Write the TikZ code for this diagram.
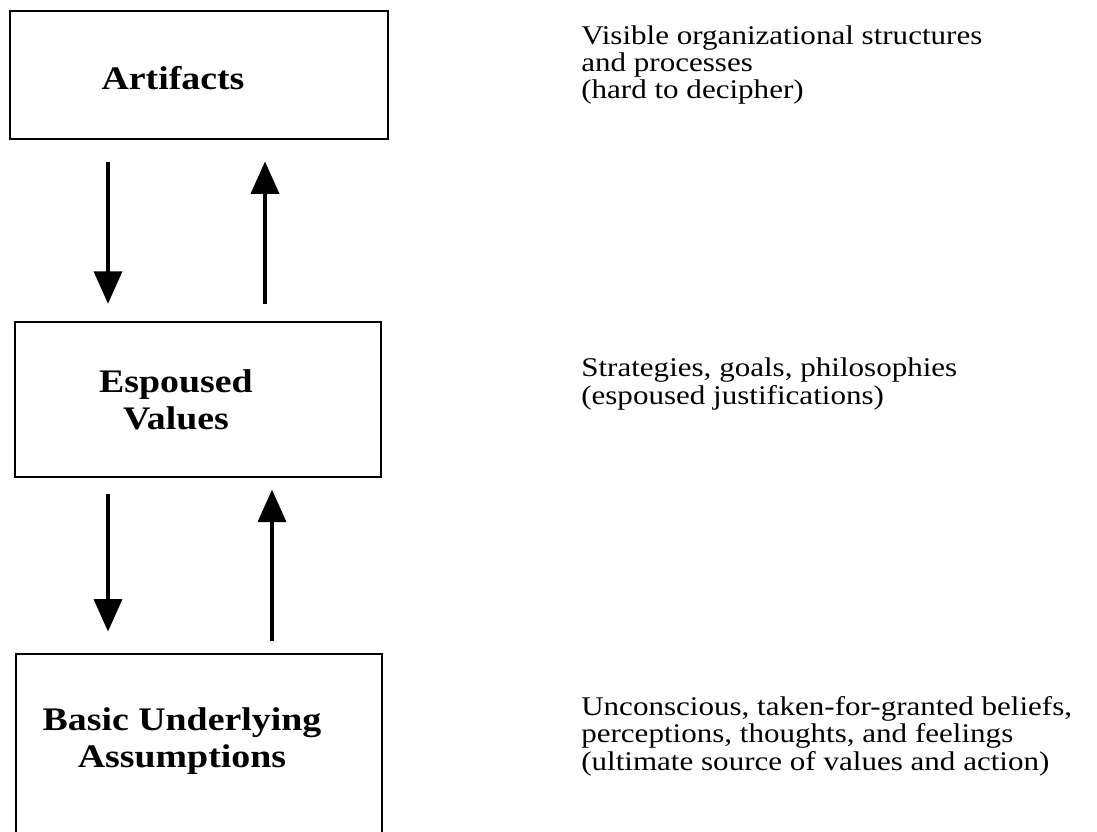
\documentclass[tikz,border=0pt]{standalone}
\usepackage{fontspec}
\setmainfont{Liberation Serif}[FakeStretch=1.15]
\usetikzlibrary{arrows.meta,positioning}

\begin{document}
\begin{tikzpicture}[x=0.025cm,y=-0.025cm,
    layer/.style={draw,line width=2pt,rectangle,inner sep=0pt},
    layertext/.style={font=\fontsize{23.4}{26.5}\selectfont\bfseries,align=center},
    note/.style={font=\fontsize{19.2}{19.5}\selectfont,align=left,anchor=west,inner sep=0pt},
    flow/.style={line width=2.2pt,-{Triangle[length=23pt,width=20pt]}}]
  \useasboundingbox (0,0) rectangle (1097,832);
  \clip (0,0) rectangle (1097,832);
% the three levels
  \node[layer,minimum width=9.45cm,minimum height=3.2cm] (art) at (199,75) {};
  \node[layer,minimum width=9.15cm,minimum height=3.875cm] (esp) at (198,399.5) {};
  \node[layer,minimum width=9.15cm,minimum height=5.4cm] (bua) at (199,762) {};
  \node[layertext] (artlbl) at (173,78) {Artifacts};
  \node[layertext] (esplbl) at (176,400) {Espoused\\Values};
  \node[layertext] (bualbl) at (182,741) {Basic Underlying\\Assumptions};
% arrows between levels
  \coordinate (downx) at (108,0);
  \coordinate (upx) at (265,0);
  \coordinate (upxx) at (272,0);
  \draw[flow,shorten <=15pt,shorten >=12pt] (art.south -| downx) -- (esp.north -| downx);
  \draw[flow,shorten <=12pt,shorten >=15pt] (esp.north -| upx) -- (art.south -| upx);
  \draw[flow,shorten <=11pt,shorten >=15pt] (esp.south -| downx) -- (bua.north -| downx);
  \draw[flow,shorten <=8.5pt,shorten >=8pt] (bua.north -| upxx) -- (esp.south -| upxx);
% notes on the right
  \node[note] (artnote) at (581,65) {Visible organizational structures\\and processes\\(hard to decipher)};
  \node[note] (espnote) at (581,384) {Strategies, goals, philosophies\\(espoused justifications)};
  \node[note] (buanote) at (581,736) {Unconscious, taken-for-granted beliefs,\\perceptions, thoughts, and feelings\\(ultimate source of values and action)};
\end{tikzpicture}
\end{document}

* * *

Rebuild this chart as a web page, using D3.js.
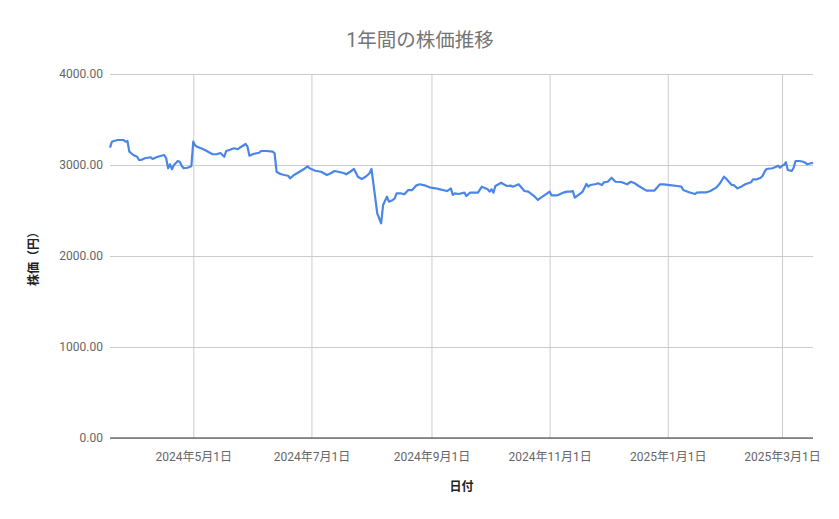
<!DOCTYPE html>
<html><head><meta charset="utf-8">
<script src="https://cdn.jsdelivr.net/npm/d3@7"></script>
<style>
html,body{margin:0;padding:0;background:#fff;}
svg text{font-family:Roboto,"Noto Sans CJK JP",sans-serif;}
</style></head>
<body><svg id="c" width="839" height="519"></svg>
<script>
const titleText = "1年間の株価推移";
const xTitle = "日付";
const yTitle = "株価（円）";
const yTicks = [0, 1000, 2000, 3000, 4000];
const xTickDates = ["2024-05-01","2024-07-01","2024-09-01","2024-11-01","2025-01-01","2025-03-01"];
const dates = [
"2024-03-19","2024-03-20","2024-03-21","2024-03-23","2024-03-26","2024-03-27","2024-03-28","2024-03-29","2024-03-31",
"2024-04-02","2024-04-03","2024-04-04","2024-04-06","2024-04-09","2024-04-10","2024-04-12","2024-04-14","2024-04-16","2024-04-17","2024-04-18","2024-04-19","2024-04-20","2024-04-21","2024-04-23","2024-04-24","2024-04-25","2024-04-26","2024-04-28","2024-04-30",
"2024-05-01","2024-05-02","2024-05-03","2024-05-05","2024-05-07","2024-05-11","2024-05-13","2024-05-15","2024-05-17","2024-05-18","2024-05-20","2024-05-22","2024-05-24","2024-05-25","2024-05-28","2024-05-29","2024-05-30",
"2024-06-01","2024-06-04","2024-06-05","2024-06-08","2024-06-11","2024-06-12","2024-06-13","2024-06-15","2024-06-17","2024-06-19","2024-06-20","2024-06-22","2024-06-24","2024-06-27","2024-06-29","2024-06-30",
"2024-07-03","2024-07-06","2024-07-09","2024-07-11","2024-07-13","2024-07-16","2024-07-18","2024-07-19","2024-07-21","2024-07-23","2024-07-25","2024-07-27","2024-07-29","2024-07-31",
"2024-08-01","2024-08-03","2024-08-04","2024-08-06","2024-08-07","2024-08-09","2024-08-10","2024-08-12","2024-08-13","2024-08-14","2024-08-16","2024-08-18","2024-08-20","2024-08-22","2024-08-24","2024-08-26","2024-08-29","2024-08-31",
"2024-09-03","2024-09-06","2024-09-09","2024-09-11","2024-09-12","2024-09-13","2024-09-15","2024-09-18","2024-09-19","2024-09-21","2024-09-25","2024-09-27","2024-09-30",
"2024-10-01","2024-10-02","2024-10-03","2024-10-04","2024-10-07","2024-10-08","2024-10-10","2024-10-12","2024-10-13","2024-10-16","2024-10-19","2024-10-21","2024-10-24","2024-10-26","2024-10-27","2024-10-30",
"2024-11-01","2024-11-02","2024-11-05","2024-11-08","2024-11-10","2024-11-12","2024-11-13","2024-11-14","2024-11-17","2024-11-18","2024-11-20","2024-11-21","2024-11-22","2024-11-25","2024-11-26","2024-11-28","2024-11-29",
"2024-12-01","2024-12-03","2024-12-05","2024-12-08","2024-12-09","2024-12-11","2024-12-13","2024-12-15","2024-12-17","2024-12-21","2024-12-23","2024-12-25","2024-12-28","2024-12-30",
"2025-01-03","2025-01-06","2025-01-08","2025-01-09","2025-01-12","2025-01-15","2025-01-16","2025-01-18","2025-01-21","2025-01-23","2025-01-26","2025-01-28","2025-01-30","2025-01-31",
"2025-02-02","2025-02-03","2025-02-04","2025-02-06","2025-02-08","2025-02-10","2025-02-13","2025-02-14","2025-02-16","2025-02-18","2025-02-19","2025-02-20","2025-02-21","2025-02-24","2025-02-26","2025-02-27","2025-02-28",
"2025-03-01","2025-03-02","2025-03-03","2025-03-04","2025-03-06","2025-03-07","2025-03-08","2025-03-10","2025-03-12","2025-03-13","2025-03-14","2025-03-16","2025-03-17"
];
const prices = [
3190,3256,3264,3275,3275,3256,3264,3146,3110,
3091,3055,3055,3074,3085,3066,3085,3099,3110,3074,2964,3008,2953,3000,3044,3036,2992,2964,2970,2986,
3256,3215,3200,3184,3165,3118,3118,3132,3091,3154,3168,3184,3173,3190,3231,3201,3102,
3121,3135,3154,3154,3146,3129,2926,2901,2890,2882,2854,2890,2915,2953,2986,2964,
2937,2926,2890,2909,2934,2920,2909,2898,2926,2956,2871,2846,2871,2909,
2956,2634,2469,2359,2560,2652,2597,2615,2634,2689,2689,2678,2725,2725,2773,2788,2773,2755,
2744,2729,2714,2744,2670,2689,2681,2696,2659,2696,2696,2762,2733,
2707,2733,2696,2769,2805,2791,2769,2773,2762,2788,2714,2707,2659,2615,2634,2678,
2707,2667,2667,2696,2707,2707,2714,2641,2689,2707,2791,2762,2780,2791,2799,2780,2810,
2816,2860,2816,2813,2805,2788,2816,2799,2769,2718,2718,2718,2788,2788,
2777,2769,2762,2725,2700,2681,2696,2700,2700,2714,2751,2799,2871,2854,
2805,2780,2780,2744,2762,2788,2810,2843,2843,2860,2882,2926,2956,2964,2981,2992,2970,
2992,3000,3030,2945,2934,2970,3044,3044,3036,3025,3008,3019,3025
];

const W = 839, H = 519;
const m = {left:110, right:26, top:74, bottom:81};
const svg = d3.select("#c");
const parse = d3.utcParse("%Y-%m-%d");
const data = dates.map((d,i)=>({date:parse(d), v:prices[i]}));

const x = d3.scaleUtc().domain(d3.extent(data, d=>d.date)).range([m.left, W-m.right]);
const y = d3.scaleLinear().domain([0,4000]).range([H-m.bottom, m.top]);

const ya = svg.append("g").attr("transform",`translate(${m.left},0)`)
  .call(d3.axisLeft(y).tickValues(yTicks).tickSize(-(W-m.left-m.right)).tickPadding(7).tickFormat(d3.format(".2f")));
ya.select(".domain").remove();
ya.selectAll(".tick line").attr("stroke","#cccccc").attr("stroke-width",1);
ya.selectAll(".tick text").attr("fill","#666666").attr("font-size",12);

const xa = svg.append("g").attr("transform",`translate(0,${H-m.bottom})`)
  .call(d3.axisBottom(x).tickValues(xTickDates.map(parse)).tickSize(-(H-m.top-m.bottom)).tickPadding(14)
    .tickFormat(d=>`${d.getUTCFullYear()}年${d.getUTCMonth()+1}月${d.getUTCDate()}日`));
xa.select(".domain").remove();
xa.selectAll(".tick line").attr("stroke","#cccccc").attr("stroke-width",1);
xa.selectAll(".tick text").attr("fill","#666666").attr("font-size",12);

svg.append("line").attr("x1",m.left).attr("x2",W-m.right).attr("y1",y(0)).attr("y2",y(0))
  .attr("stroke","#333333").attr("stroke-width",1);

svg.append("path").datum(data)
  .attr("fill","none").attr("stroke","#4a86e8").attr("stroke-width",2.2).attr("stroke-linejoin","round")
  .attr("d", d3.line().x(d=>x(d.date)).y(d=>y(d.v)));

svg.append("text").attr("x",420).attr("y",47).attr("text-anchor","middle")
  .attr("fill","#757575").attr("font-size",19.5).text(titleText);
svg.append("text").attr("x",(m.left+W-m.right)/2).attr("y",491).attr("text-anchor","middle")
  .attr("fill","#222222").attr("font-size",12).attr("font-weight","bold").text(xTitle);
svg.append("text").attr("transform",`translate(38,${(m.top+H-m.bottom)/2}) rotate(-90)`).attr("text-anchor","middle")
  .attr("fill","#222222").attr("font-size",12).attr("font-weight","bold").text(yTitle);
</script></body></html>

---

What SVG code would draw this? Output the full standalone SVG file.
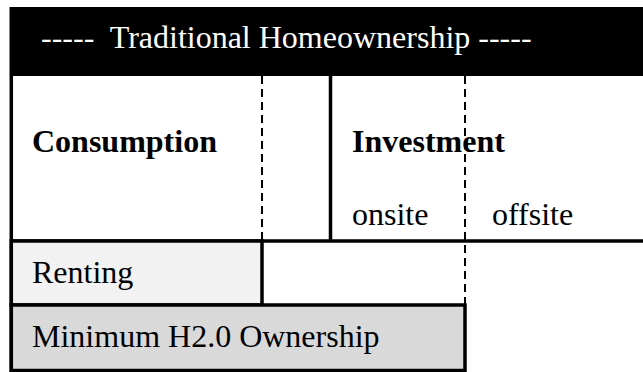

> CHALLENGE
Return only those lines of the records that contain the string "this".

> EXPECTED ANSWER
Write the TikZ code for this diagram.
Rebuild this chart as a web page, using D3.js.
What SVG code would draw this? Output the full standalone SVG file.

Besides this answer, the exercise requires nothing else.